IRI Kills Minorities In Iran

Hardliners Kill Minorities In Iran Christians Bahais Zoroastrians Assyrian Christians
Hardliners Kill Minorities In Iran Christians Bahais Zoroastrians Assyrian Christians

ICBPS– Zoroastrian priest’s dead body found in Southeastern Iran, cops suspect murder.

The corpse of the 44-year-old priest, along with two of his friends, was discovered in Mahan, 30 Km from Kerman. (Mahan is well known for the tomb of the great Sufi leader Shah Ne’ emat Ollah-e-Vali)

The priest Arash Kasravi had traveled to Iran last year to attend the funeral of his father Dariush Kasravi, after which Arash temporarily resided in Kerman for alleged inheritance monopoly formalities. 

The Amordad Weekly, which covers Iranian Zoroastrians’ news, reported that Arash Kasravi had disappeared on July 21, 2020, with two of his friends.

Police say unknown individuals killed them; locals believe that something happened in the “Fire At Will” case.

“Fire At Will” means those Basij forces, who have commitment to the Islamic ideological system, can ignore the law and should recognize their duty, make decisions and act in a fire at will manner. 

Islamic Republic of Iran’s Supreme Leader Ali Khamenei has [steadily] praised “Fire At Will” in his speech and asked Yes-Man forces to obey Sharia laws in favor of the regime in Iran.

“Fire At Will” term ushers in anarchy, chaos, disorder, and eventually, violent society would emerge in Iran, according to Iranian elites in exile. 

Forty-one years after the Islamists took power in Iran, minorities still face miseries, and are killed.

Persecution of Iran’s minorities ramped up; the Islamic regime threats to “uproot” the communities, and at the same time, arrests, jails, tortures, harasses and kills them as well as the state-run media call minorities “misguided sects.”

In 2012, The representative of the Assyrian Christians at the Islamic Consultative Assembly (Majlıs) protested against “insulting religious minorities” in state-run media, as well as his unresponsive correspondence with the head of the judiciary.

The killing of religious minorities in Iran is linked to the pulpits. 

Iranian elites believe that the Islamic preaching put forward by the clerics in Iran has motivated Basijis to kill minorities, including Christians, Baha’is, and Zoroastrians.

In November 2005, Ayatollah Ahmad Jannati, chairman of the Council of Guardians of the Constitution, called Zoroastrians and other religious minorities “sinful animals who roam the earth and engage in corruption.”

The Iranian noble Jew, Habib Elghanian, who served as the president of Tehran Jewish Society, and acted as the symbolic head of Iranian Jewish community in the 1970s, was one of those arrested shortly after the 1979 Islamic Revolutionary Court, and executed on ambiguous charges of spying.

Mona Mahmoudnizhad was another victim of the Islamic Republic’s bloodthirsty acts.

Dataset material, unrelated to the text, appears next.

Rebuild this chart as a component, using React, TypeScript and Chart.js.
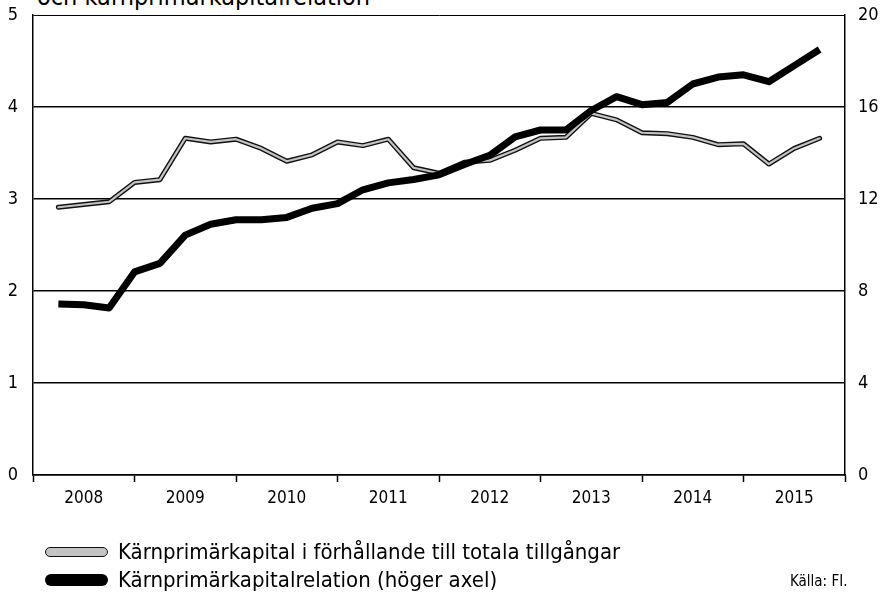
import React, { useEffect, useRef } from "react";
import { Chart, registerables } from "chart.js";

Chart.register(...registerables);

const years = ["2008", "2009", "2010", "2011", "2012", "2013", "2014", "2015"];
const leftTicks = [0, 1, 2, 3, 4, 5];
const rightTicks = [0, 4, 8, 12, 16, 20];

// Quarterly, 2008 Q1 – 2015 Q3
const leverageRatio = [
  2.91, 2.94, 2.97, 3.18, 3.21, 3.66, 3.62, 3.65, 3.55, 3.41, 3.48, 3.62, 3.58, 3.65, 3.34, 3.28,
  3.4, 3.42, 3.53, 3.66, 3.67, 3.93, 3.86, 3.72, 3.71, 3.67, 3.59, 3.6, 3.38, 3.55, 3.66,
];
const cet1Ratio = [
  7.43, 7.4, 7.26, 8.83, 9.2, 10.43, 10.9, 11.1, 11.1, 11.2, 11.6, 11.8, 12.4, 12.7, 12.85, 13.05,
  13.5, 13.9, 14.7, 15.0, 15.0, 15.85, 16.45, 16.1, 16.2, 17.0, 17.3, 17.4, 17.1, 17.8, 18.5,
];

const seriesNames = [
  "Kärnprimärkapital i förhållande till totala tillgångar",
  "Kärnprimärkapitalrelation (höger axel)",
];
const titleText = "och kärnprimärkapitalrelation";
const sourceText = "Källa: FI.";

const FONT = "'DejaVu Sans Condensed', 'Liberation Sans Narrow', 'DejaVu Sans', sans-serif";

const zeroPad = (s: any) => {
  s.paddingTop = 0;
  s.paddingBottom = 0;
  s.paddingLeft = 0;
  s.paddingRight = 0;
};

export default function App() {
  const ref = useRef<HTMLCanvasElement>(null);

  useEffect(() => {
    if (!ref.current) return;
    const toXY = (arr: number[]) => arr.map((v, i) => ({ x: i + 1, y: v }));
    const chart = new Chart(ref.current, {
      type: "line",
      data: {
        datasets: [
          {
            label: seriesNames[0] + " outline",
            data: toXY(leverageRatio),
            yAxisID: "y",
            borderColor: "#111",
            borderWidth: 5,
            pointRadius: 0,
            tension: 0,
            borderJoinStyle: "round",
            borderCapStyle: "round",
            order: 3,
          },
          {
            label: seriesNames[0],
            data: toXY(leverageRatio),
            yAxisID: "y",
            borderColor: "#c4c4c4",
            borderWidth: 2.2,
            pointRadius: 0,
            tension: 0,
            borderJoinStyle: "round",
            borderCapStyle: "round",
            order: 2,
          },
          {
            label: seriesNames[1],
            data: toXY(cet1Ratio),
            yAxisID: "y1",
            borderColor: "#000",
            borderWidth: 7,
            pointRadius: 0,
            tension: 0,
            borderJoinStyle: "round",
            borderCapStyle: "butt",
            order: 1,
          },
        ],
      },
      options: {
        responsive: false,
        animation: false,
        layout: { padding: { top: 15, left: 0, right: 0, bottom: 0 } },
        plugins: { legend: { display: false }, tooltip: { enabled: false } },
        scales: {
          x: {
            type: "linear",
            min: 0,
            max: years.length * 4,
            afterFit: (s: any) => {
              s.height = 126;
              zeroPad(s);
            },
            afterBuildTicks: (s: any) => {
              const t = [];
              for (let v = 0; v <= years.length * 4; v += 2) t.push({ value: v });
              s.ticks = t;
            },
            ticks: {
              autoSkip: false,
              maxRotation: 0,
              padding: 6,
              color: "#000",
              font: { family: FONT, size: 17 },
              callback: (v: any) => {
                const n = Number(v);
                return n % 4 === 2 ? years[(n - 2) / 4] : "";
              },
            },
            grid: {
              drawOnChartArea: false,
              tickLength: 7,
              tickWidth: 1.5,
              tickColor: (ctx: any) => (ctx.tick && ctx.tick.value % 4 === 0 ? "#000" : "rgba(0,0,0,0)"),
            },
            border: { display: true, color: "#000", width: 1.5 },
          },
          y: {
            position: "left",
            min: 0,
            max: 5,
            afterFit: (s: any) => {
              s.width = 33;
              zeroPad(s);
            },
            afterBuildTicks: (s: any) => {
              s.ticks = leftTicks.map((v) => ({ value: v }));
            },
            ticks: {
              padding: 15,
              color: "#000",
              font: { family: FONT, size: 18 },
            },
            grid: {
              color: "#000",
              lineWidth: (ctx: any) => (ctx.tick && ctx.tick.value === 5 ? 1 : 1.5),
              drawTicks: false,
            },
            border: { display: true, color: "#000", width: 1.5 },
          },
          y1: {
            position: "right",
            min: 0,
            max: 20,
            afterFit: (s: any) => {
              s.width = 42;
              zeroPad(s);
            },
            afterBuildTicks: (s: any) => {
              s.ticks = rightTicks.map((v) => ({ value: v }));
            },
            ticks: {
              padding: 13,
              color: "#000",
              font: { family: FONT, size: 18 },
            },
            grid: { drawOnChartArea: false, drawTicks: false },
            border: { display: true, color: "#000", width: 1.5 },
          },
        },
      },
    });
    return () => chart.destroy();
  }, []);

  const legendText: React.CSSProperties = {
    position: "absolute",
    left: 118,
    fontFamily: FONT,
    fontSize: 22,
    color: "#000",
    whiteSpace: "nowrap",
    lineHeight: "26px",
  };

  return (
    <div
      style={{
        position: "fixed",
        left: 0,
        top: 0,
        width: 887,
        height: 601,
        background: "#fff",
        overflow: "hidden",
      }}
    >
      <div
        style={{
          position: "absolute",
          left: 37,
          top: -17,
          fontFamily: FONT,
          fontSize: 25,
          lineHeight: "28px",
          color: "#000",
          whiteSpace: "nowrap",
        }}
      >
        {titleText}
      </div>
      <canvas ref={ref} width={887} height={601} style={{ position: "absolute", left: 0, top: 0, width: 887, height: 601 }} />
      <div
        style={{
          position: "absolute",
          left: 45,
          top: 547,
          width: 61,
          height: 8,
          borderRadius: 5,
          background: "#c4c4c4",
          border: "1.5px solid #111",
        }}
      />
      <div style={{ ...legendText, top: 539 }}>{seriesNames[0]}</div>
      <div
        style={{
          position: "absolute",
          left: 45,
          top: 574,
          width: 63,
          height: 12,
          borderRadius: 6,
          background: "#000",
        }}
      />
      <div style={{ ...legendText, top: 567 }}>{seriesNames[1]}</div>
      <div
        style={{
          position: "absolute",
          left: 790,
          top: 572,
          fontFamily: FONT,
          fontSize: 15,
          color: "#000",
          whiteSpace: "nowrap",
          lineHeight: "18px",
        }}
      >
        {sourceText}
      </div>
    </div>
  );
}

Mona was an Iranian Baha’i, together with nine other Baha’i women, was sentenced to the death penalty and hanged in Shiraz on the grounds of her faith. The execution was carried out on the night of June 18, 1983, when Mona was 17 years old.

In 1994, Iranian Armenian Protestant bishop Haik Hovsepian Mehr was kidnapped on Jan 10, 1994, and his dead body was found on Jan 20. According to news, traces of violence found on his body. During Iran Serial Murders, dozens of Christians, including priests, missionaries, and converts, were brutally tortured and killed by the Islamic Republic of Iran’s security agents.

Mehdi Dibaj, a Christian convert from Shi’ism who had been tried and convicted of apostasy, but then released in June 1994 with no details. Mehdi was abducted shortly thereafter, and his dead body found on Jul 5, 1994.

Rev. Tatevos Mikaelian, chairman of the Council of Protestant Priests, is remembered as one of the victims of Iran Serial Murders in the 1990s because of his Christianity ministry.

Following multiple threats of death, an Iranian [Muslim Sunni born] convert to Christianity, Ghorban Dordi Tourani, was abducted and murdered on 22 November 2005.

“Eight Christian leaders have been assassinated in Iran since 1979 Islamic Revolution because of their witness,” according to Elam.

In 2013, the dead body of an 83-year-old Baha’i man was found, with hands, legs tied with rope, in his home in Miandoab, northwestern Iran, and received seven fatal blows with a sharp object. In the same year, a middle-aged Baha’i man was shot to death in southern Iranian port Bandar Abbas. He was previously threatened by security agents and Khamenei’s representative in the city.

Islamic Republic of Iran’s treatment of minorities led them to migrate to survive. Annually, thousands of Iranians flee the country throughout [legal and illegal] borders to find a safe place to live. Over the past 41 years, hundreds of thousands of Iranians have left their homeland and it constituted a diaspora of about five million people around the globe, just because of the Islamic Republic of Iran’s mistreatment.